The palette was described as rooted in autumn-tonal grays, browns, black, denim and cream, then punctuated with bubblegum pink, baby blue and emerald green. On styling, it described A-line movement through long, loose silhouettes, including baggier trousers that swung into an A-line sweep.

It also described a high-low collision in which suits were often topped with parka coats. The article said details—glimmering shirt surfaces and bow and jabot-style collars—carried much of the design argument, delivering a 70s note without turning the look into costume.

Utility, it said, came through hardware language such as ties, toggles, belts and zippers, alongside faux-fur collars positioned as both functional and decorative. It added that patent Oxford shoes provided a hard, glossy contrast beneath the softer shapes.

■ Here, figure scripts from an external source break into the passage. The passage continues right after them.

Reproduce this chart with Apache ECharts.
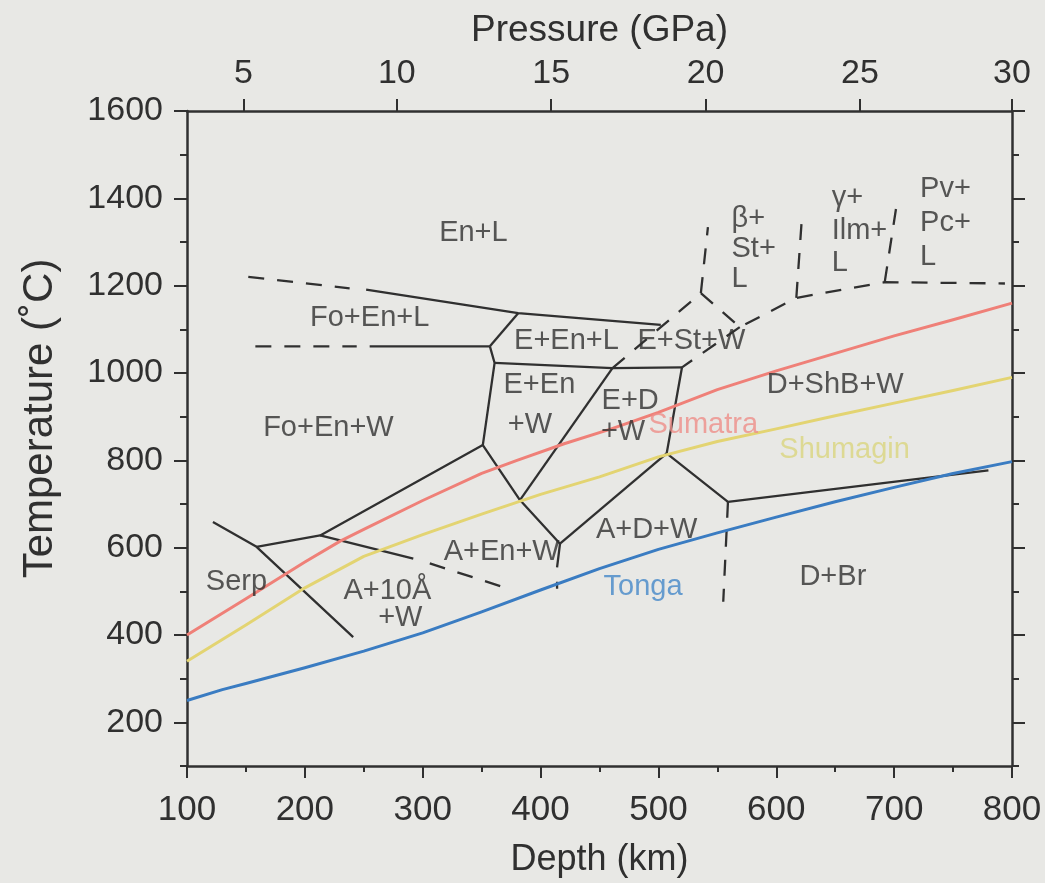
<!DOCTYPE html>
<html>
<head>
<meta charset="utf-8">
<script src="https://cdn.jsdelivr.net/npm/echarts@6/dist/echarts.min.js"></script>
<style>
  html, body { margin: 0; padding: 0; background: #e8e8e5; }
  #chart { width: 1045px; height: 883px; }
</style>
</head>
<body>
<div id="chart"></div>
<script>
// Slab-surface geotherms: [depth (km), temperature (°C)]
const sumatra = [[100,400],[150,483],[200,567],[230,615],[250,642],[300,708],[350,770],[380,800],[420,838],[460,872],[500,910],[550,962],[600,1005],[650,1045],[700,1085],[750,1122],[800,1160]];
const shumagin = [[100,340],[150,423],[200,508],[250,580],[300,630],[350,677],[400,722],[450,762],[500,808],[550,843],[600,872],[650,902],[700,931],[750,960],[800,990]];
const tonga = [[100,250],[130,275],[150,289],[200,325],[250,363],[300,405],[350,453],[400,503],[450,552],[500,596],[550,634],[600,670],[650,705],[700,738],[750,770],[800,797]];

// Phase boundaries drawn as solid lines
const solidBoundaries = [
  [[252,1191],[381,1137],[502,1110]],
  [[255,1061],[357,1061]],
  [[357,1061],[381,1137]],
  [[357,1061],[361,1023],[351,835]],
  [[361,1023],[461,1011],[520,1013]],
  [[520,1013],[507,816],[559,705],[780,777]],
  [[507,816],[416.5,609]],
  [[461,1011],[382.5,709]],
  [[351,835],[382.5,709],[416.5,609]],
  [[351,835],[213,628],[159,602]],
  [[122,659],[159,602],[241,395]],
  [[213,628],[292,575]],
  [[416.5,609],[414,555]]
];

// Phase boundaries drawn as dashed lines (less certain)
const dashedBoundaries = [
  [[152,1220],[238,1194]],
  [[158,1061],[244,1061]],
  [[306,564],[368,510]],
  [[461,1011],[536,1183],[542,1334]],
  [[536,1183],[569,1105],[617,1172],[692,1208],[794,1205]],
  [[617,1172],[622,1366]],
  [[692,1208],[703,1401]],
  [[569,1105],[520,1013]],
  [[559,705],[555,476]],
  [[414,522],[414,506]]
];

// Pressure scale along the top: depth (km) of each pressure tick, and its label (GPa)
const pressureDepths = [148, 278, 409, 540, 671, 800];
const pressureLabels = ['5', '10', '15', '20', '25', '30'];

// Temperature ticks
const tempMajor = [200, 400, 600, 800, 1000, 1200, 1400, 1600];
const tempMinor = [100, 300, 500, 700, 900, 1100, 1300, 1500];

// Stability-field labels: [depth, temperature, text, alignment]
const fieldLabels = [
  [343, 1320, 'En+L', 'center'],
  [255, 1126, 'Fo+En+L', 'center'],
  [220, 874, 'Fo+En+W', 'center'],
  [422, 1073, 'E+En+L', 'center'],
  [528, 1073, 'E+St+W', 'center'],
  [399, 972, 'E+En', 'center'],
  [391, 880, '+W', 'center'],
  [476, 936, 'E+D', 'center'],
  [470, 865, '+W', 'center'],
  [650, 972, 'D+ShB+W', 'center'],
  [562, 1352, 'β+', 'left'],
  [562, 1284, 'St+', 'left'],
  [562, 1215, 'L', 'left'],
  [647, 1400, 'γ+', 'left'],
  [647, 1325, 'Ilm+', 'left'],
  [647, 1252, 'L', 'left'],
  [722, 1421, 'Pv+', 'left'],
  [722, 1343, 'Pc+', 'left'],
  [722, 1266, 'L', 'left'],
  [367, 590, 'A+En+W', 'center'],
  [270, 500, 'A+10Å', 'center'],
  [281, 440, '+W', 'center'],
  [142, 521, 'Serp', 'center'],
  [490, 640, 'A+D+W', 'center'],
  [648, 532, 'D+Br', 'center']
];

// Geotherm names, placed beside each curve
const curveLabels = [
  [538, 880, 'Sumatra'],
  [658, 823, 'Shumagin'],
  [487, 509, 'Tonga']
];

const INK = '#303030';
const FONT = '"Liberation Sans", Arial, Helvetica, sans-serif';
const curveColors = { Sumatra: '#ef8078', Shumagin: '#e3d472', Tonga: '#3a7cc2' };
const curveTextColors = { Sumatra: '#ee8d88', Shumagin: '#d9d47e', Tonga: '#4487c8' };

const series = [];

solidBoundaries.forEach(pts => series.push({
  type: 'line', data: pts, symbol: 'none', silent: true, z: 3,
  lineStyle: { color: INK, width: 2.3 }
}));
dashedBoundaries.forEach(pts => series.push({
  type: 'line', data: pts, symbol: 'none', silent: true, z: 3,
  lineStyle: { color: INK, width: 2.3, type: [16, 13] }
}));

[['Sumatra', sumatra], ['Shumagin', shumagin], ['Tonga', tonga]].forEach(([name, pts]) => series.push({
  type: 'line', name, data: pts, symbol: 'none', silent: true, z: 4,
  smooth: false,
  lineStyle: { color: curveColors[name], width: 3, join: 'round' }
}));

series.push({
  type: 'scatter', silent: true, z: 6, symbolSize: 0,
  data: fieldLabels.map(l => ({ value: [l[0], l[1]], text: l[2],
    label: { align: l[3] } })),
  label: {
    show: true, position: [0, 0], verticalAlign: 'middle',
    formatter: p => p.data.text,
    fontFamily: FONT, fontSize: 29, color: INK
  }
});

series.push({
  type: 'scatter', silent: true, z: 6, symbolSize: 0,
  data: curveLabels.map(l => ({ value: [l[0], l[1]], text: l[2],
    label: { color: curveTextColors[l[2]] } })),
  label: {
    show: true, position: [0, 0], align: 'center', verticalAlign: 'middle',
    formatter: p => p.data.text,
    fontFamily: FONT, fontSize: 29
  }
});

const axisLine = { show: true, onZero: false, lineStyle: { color: INK, width: 2.5 } };
const labelStyle = { fontFamily: FONT, fontSize: 34, color: INK };
const nameStyle = { fontFamily: FONT, fontSize: 36, color: INK };

const option = {
  animation: false,
  backgroundColor: '#e8e8e5',
  grid: { left: 187, right: 33, top: 111, bottom: 117, containLabel: false },
  xAxis: [
    {
      type: 'value', position: 'bottom', min: 100, max: 800, interval: 100,
      axisLine,
      axisTick: { show: true, inside: false, length: 12, lineStyle: { color: INK, width: 2 } },
      minorTick: { show: true, splitNumber: 2, length: 6, lineStyle: { color: INK, width: 2 } },
      axisLabel: { ...labelStyle, fontSize: 35, margin: 27 },
      splitLine: { show: false },
      name: 'Depth (km)', nameLocation: 'middle', nameGap: 76, nameTextStyle: nameStyle
    },
    {
      type: 'value', position: 'top', min: 100, max: 800,
      axisLine,
      axisTick: { show: true, inside: false, length: 12, customValues: pressureDepths,
        lineStyle: { color: INK, width: 2 } },
      axisLabel: { ...labelStyle, margin: 20, customValues: pressureDepths,
        formatter: v => pressureLabels[pressureDepths.indexOf(v)] ?? '' },
      splitLine: { show: false },
      name: 'Pressure (GPa)', nameLocation: 'middle', nameGap: 62,
      nameTextStyle: { ...nameStyle, fontSize: 37 }
    }
  ],
  yAxis: [
    {
      type: 'value', position: 'left', min: 100, max: 1600,
      axisLine,
      axisTick: { show: true, inside: false, length: 13, customValues: tempMajor,
        lineStyle: { color: INK, width: 2 } },
      axisLabel: { ...labelStyle, margin: 24, customValues: tempMajor,
        formatter: v => String(v) },
      splitLine: { show: false },
      name: 'Temperature (˚C)', nameLocation: 'middle', nameGap: 126,
      nameTextStyle: { ...nameStyle, fontSize: 42, padding: [0, 0, 0, 40] }
    },
    {
      type: 'value', position: 'right', min: 100, max: 1600,
      axisLine,
      axisTick: { show: true, inside: false, length: 13, customValues: tempMajor,
        lineStyle: { color: INK, width: 2 } },
      axisLabel: { show: false },
      splitLine: { show: false }
    },
    {
      type: 'value', position: 'left', min: 100, max: 1600,
      axisLine: { show: false },
      axisTick: { show: true, inside: false, length: 7, customValues: tempMinor,
        lineStyle: { color: INK, width: 2 } },
      axisLabel: { show: false },
      splitLine: { show: false }
    },
    {
      type: 'value', position: 'right', min: 100, max: 1600,
      axisLine: { show: false },
      axisTick: { show: true, inside: false, length: 7, customValues: tempMinor,
        lineStyle: { color: INK, width: 2 } },
      axisLabel: { show: false },
      splitLine: { show: false }
    }
  ],
  series
};

const chart = echarts.init(document.getElementById('chart'), null, { renderer: 'canvas' });
chart.setOption(option);
</script>
</body>
</html>
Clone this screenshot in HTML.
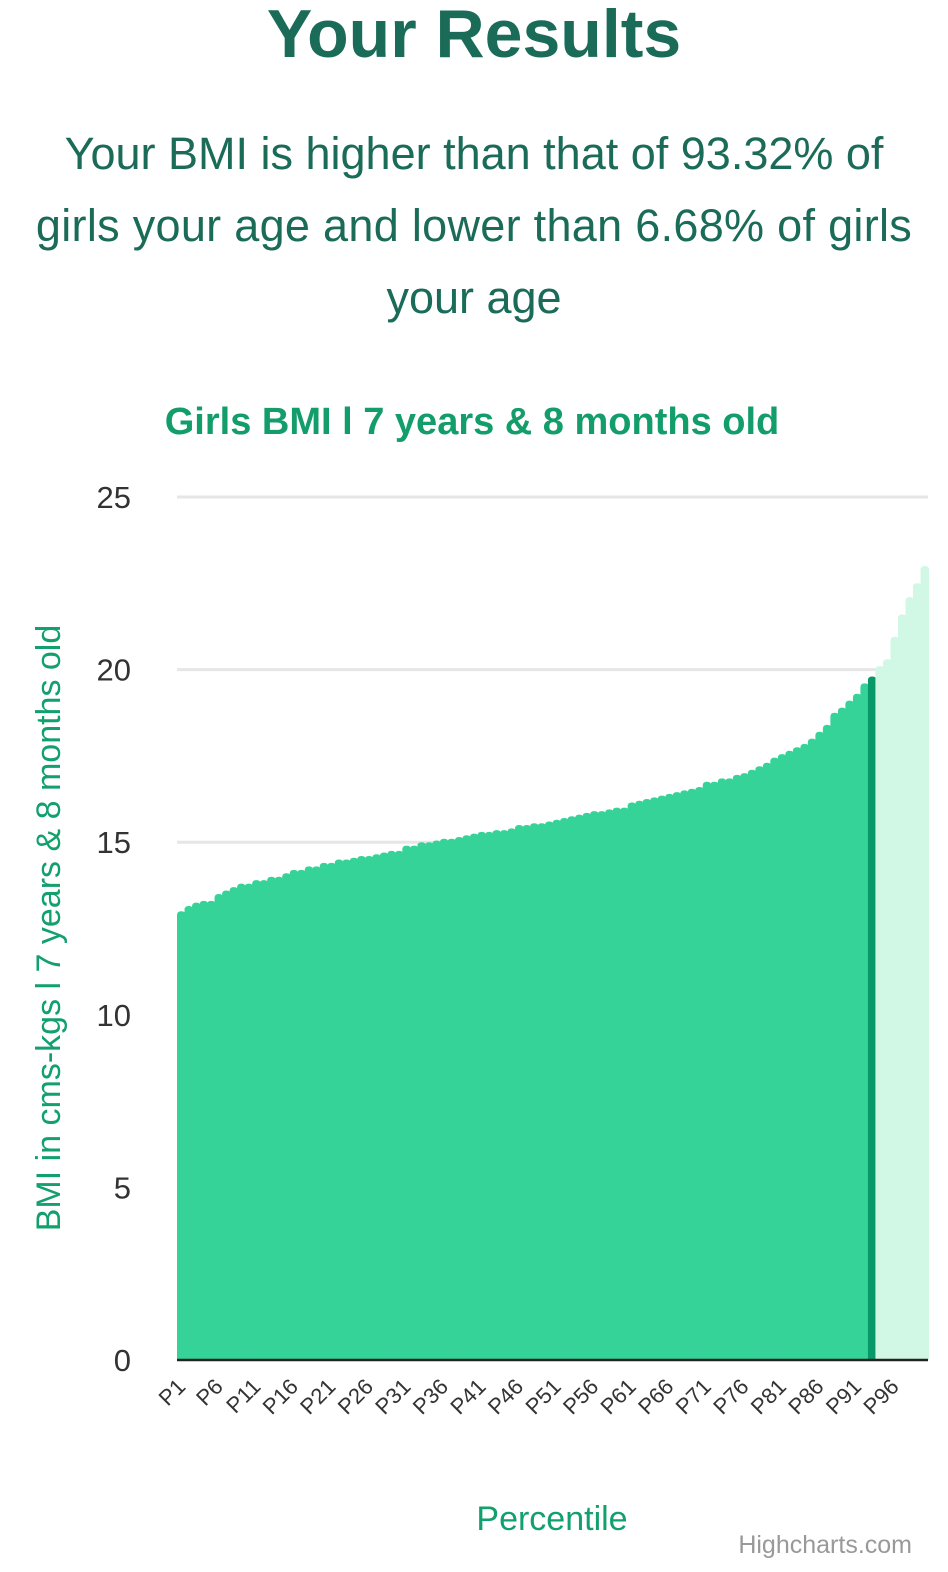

The monogram-year focus included a monogrammed puffer presented as an anniversary-era hero item. The article also described an “undone” finish, with wrinkled tops intended to look lived-in rather than sloppy, while presenting a wider fit range beyond a broader season swing toward slimness.

That fit expansion, the article said, went from skin-tight knits to cleanly fitted suits and oversized tailored shorts. It closed by describing a travel-themed, camera-friendly prop: an Art Nouveau travel case in stained glass, rolled through on a trolley—described as absurd, beautiful and on-message for a house that sells departure as luxury.